In Europe, the FTSE 100 index of leading British shares was down 4.45 points, or 0.1 percent, at 5,150.19 while Germany's DAX fell 6.07 points, or 0.1 percent, to 5,710.47. The CAC-40 in France was 4.96 points, or 0.1 percent, lower at 3,801.85.
Similar modest losses are expected when Wall Street opens later. Dow futures were down 18 points, or 0.2 percent, at 9,729 while the broader Standard & Poor's 500 futures fell 2.7 points, or 0.3 percent, to 1,061.10.
Solid economic data around the world and an encouraging start to the third-quarter U.S. earnings reporting season have helped stock markets around the world recover their poise after a few weeks of unremarkable progress.
The second quarter earnings season was generally better than expected and helped fuel a big rise in share prices in July and August. However, the forecast-busting earnings were largely due to cost cutting that are unlikely to be repeated.
Early signs are that firms are growing more optimistic about the business environment. Aluminum company Alcoa Inc., which kicked off this earnings season, forecast an 11 percent increase in worldwide aluminum demand, largely on the back of robust growth in China. The earnings season in the U.S. goes up a gear next week and the big investment banks, Goldman Sachs Group Inc. and JP Morgan Chase & Co., will be the main focus of attention.
However, with little on the calendar Friday, trading levels could remain subdued.
"It is a quiet day on the economic and earnings calendar in the States, so today's trading could well be directionless, just consolidating the gains seen for the week so far," said David Jones, chief market strategist at IG Index.
There was more activity in Asia earlier, especially in China, where Shanghai's main index climbed 132.29 points, or 4.8 percent, to 2,911.72, easily making the index the best performing in Asia.
Elsewhere, Japan's Nikkei index added 183.92 points, or 1.9 percent, to 10,016.39 while Hong Kong's Hang Seng rose 6.54 points, or less than 0.1 percent, at 21,499.44.
South Korea's Kospi added 1.9 percent to 1,646.79 after its central bank left its key interest rate unchanged at a record low, saying it would stick to an "accommodative stance" for now. Korea is believed to be close to following Australia in raising rates, but the central bank said inflation does not appear to be a problem.
Singapore's Straits Times Index was fractionally lower and Australia's index fell 0.3 percent.
Oil prices fell to near $71 a barrel, giving up part of the previous day's big gains, as the U.S. dollar rebounded. The November contract was down 31 cents at $71.38; it rose $2.12 to $71.69 on Thursday.
The dollar rose 0.4 percent to 88.70 yen while the euro fell 0.2 percent to $1.4721.
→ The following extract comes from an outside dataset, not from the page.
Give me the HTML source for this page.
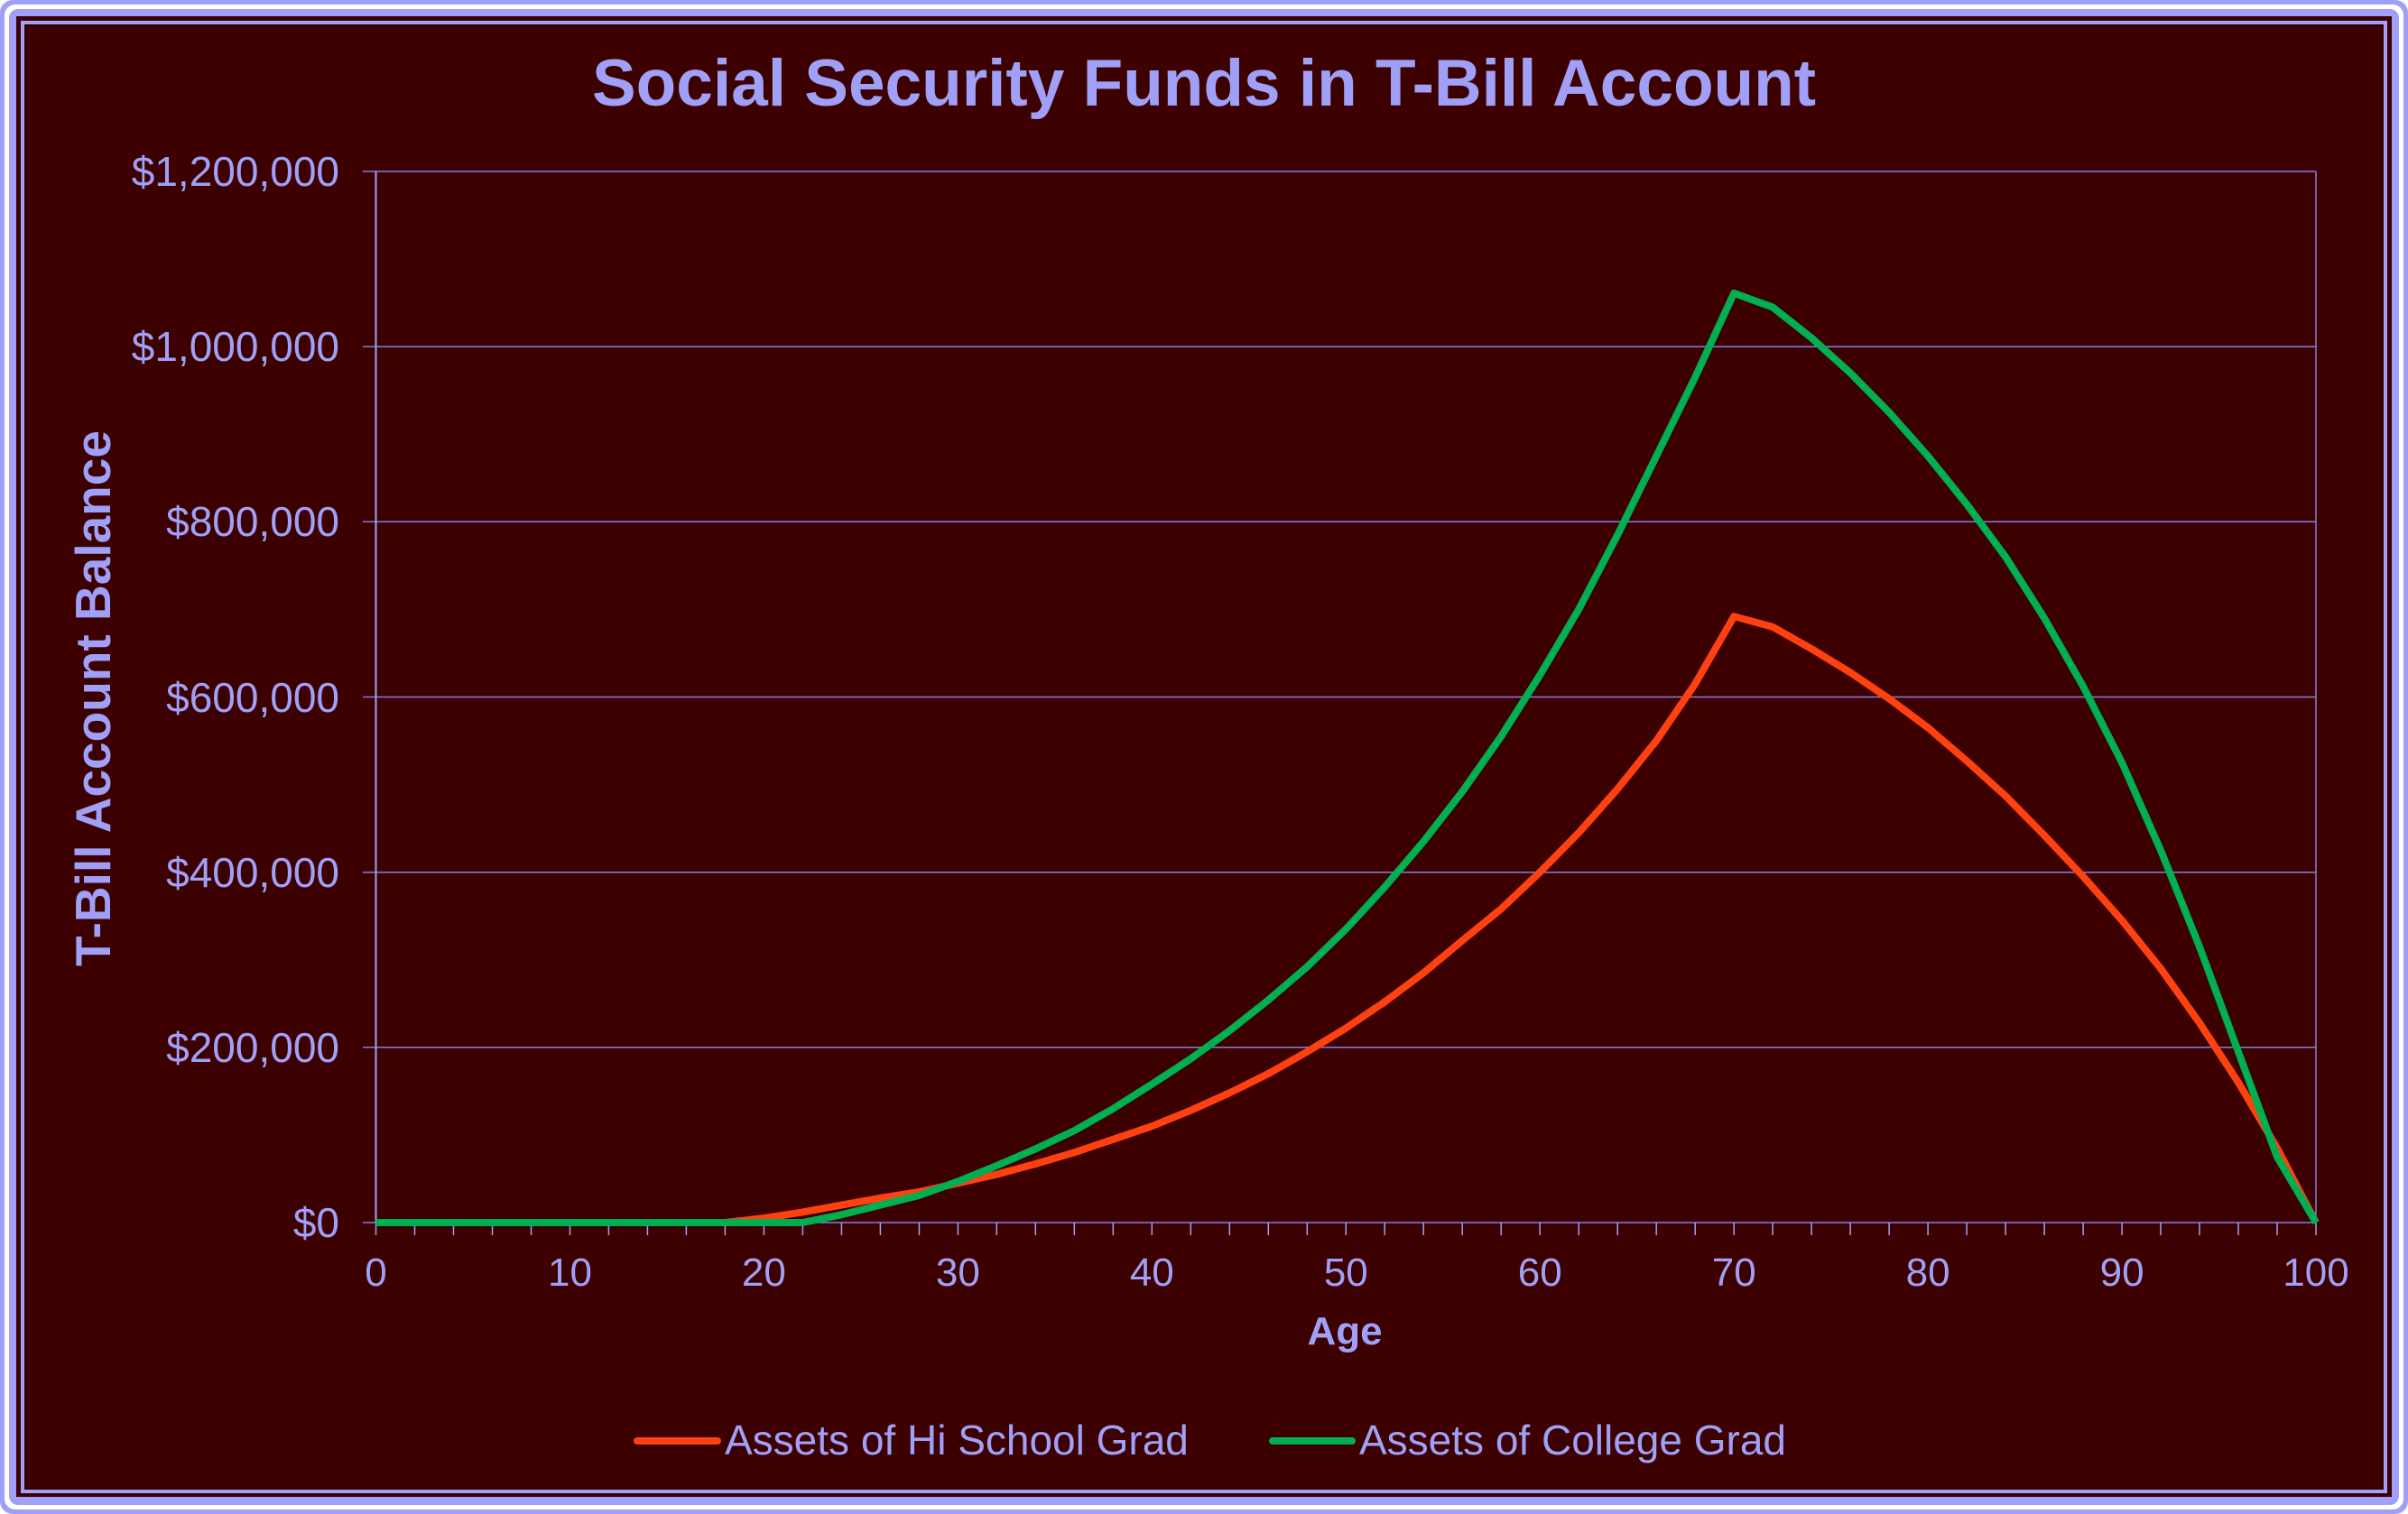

The U.S. currency recovered somewhat from recent losses after comments from U.S. Federal Reserve chairman Ben Bernanke about the need for a thought-out exit strategy to the extraordinary monetary measures the central bank has taken over the last year or two.
Though Bernanke said accommodative policies will likely be "warranted for an extended period," he said "we will need to tighten monetary policy to prevent the emergence of an inflation problem down the road."
Once the Fed starts raising rates, then investors will get a better return on the dollar. As a result, expectations that they may rise sooner than previously anticipated helped support the U.S. currency, which has been languishing near year-lows against the euro and the yen amid concerns about its future status as the world's leading reserve currency.
Jane Foley, research director at Forex.com, said Bernanke "did little more than state the obvious," but the fact he said it was enough to excite currency markets.